Ever since we first heard about Tag Heuer's plans to sell a $1,500 smartwatch, something seemed inexplicably strange about the move.
Think about it: Why would anyone spend that much money on a device that's practically guaranteed to be obsolete within a year or two tops? Even in Appleland, where money flows as freely as the flowery adjectives in the company's events, that kind of proposition is a tough sell to swallow.
But you know what? Following today's official announcement of Tag Heuer's Connected Android Wear smartwatch, the whole thing suddenly makes a lot of sense.
From the Tag Heuer press release:
Anyone who purchases a Tag Heuer Connected watch will have the opportunity to exchange it for a mechanical watch with real Swiss movement inside.
At the end of the connected watch's two-year warranty period, customers can go to the Tag Heuer store of his or her choice to exchange the Tag Heuer Connected watch for a mechanical Swiss Made Carrera watch. With similar design, also made from grade 2 titanium, this mechanical watch has been exclusively developed and reserved for owners of connected watches. Its price is set at 1500 USD, 1’350 Euros, 1’400 CHF, 1’100 GBP.

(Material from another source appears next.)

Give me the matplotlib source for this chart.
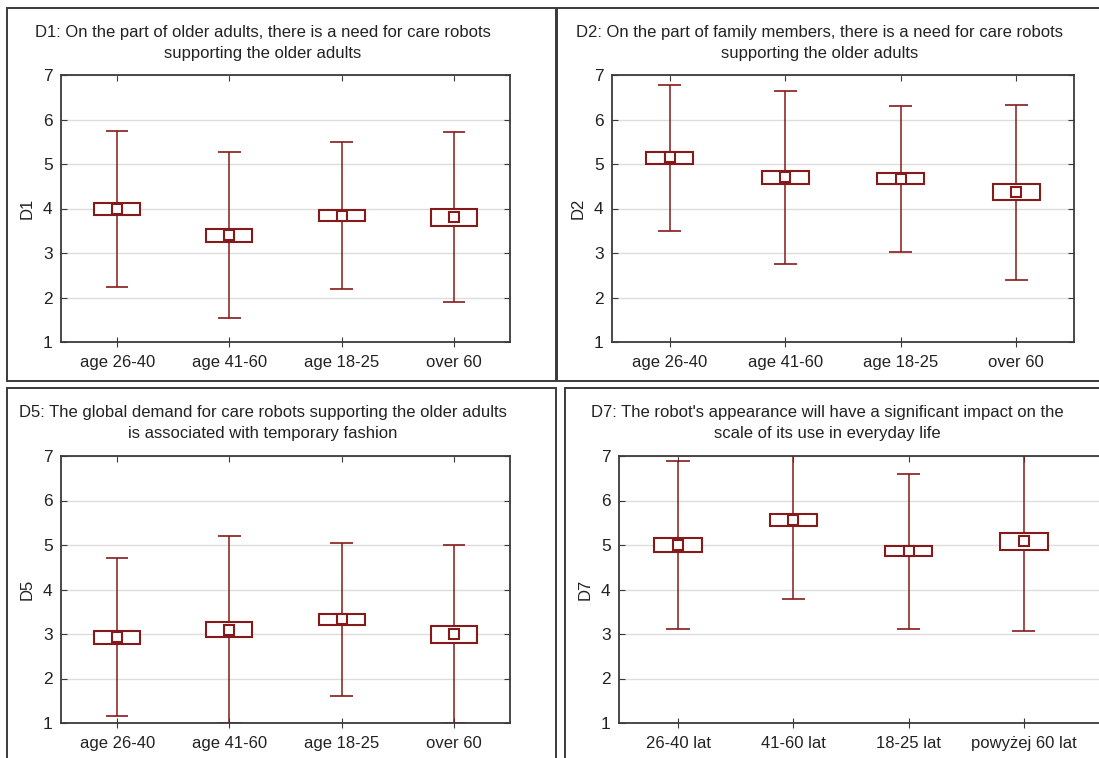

In other words, the Android Wear watch you're buying today is merely a placeholder -- a proof of concept, if you will. While initial interpretations of Tag Heuer's plans suggested you'd somehow be able to swap out the device's hardware to keep it current, what the company really meant when it said the watch would be "upgradeable" was that it'd give you the opportunity to "upgrade" your soon-to-be-dated smartwatch to a timeless mechanical alternative.
Spending $1,500 on a traditional watch is far more understandable than dropping that kind of dough on a digital device. A traditional watch is essentially jewelry, and it's going to hold its function and its value for years to come. It's the kind of thing you can pass down from generation to generation. A smartwatch? Not so much.
Just imagine one day giving your grandchildren your first Android phone -- something akin to an original Motorola Droid. Even if it were encrusted in diamonds, it'd seem pretty silly. A smartwatch today isn't much different; at the rate that field is evolving, any device you buy right now is bound to become antiquated within a matter of months. It's par for the course with technology, especially in an area that's so new and rapidly developing.
Tag Heuer seems to be acutely aware of that fact -- far more than we initially gave it credit for. Its new $1,500 Connected watch isn't really a push to get people into connected devices at all; it's a carefully crafted marketing move designed to reinforce the Tag Heuer brand and satisfy the curiosity of existing customers while ultimately bringing them back to its traditional products. (And maybe also turning a few new customers onto those core products at the same time.)
Put yourself in the shoes of Tag Heuer's targeted demographic for a second. If you're the kind of person who enjoys spending sizable sums on luxury watches, you can see what all the Android Wear hubbub is about with a luxury version of a smartwatch right now. Then, when the sheen has worn off in a couple of years, you can trade that dated device in and get a traditional luxury watch -- a limited-edition model, no less -- that you'll enjoy forever.
In that context, the company's once-crazy-sounding smartwatch plan actually seems pretty smart.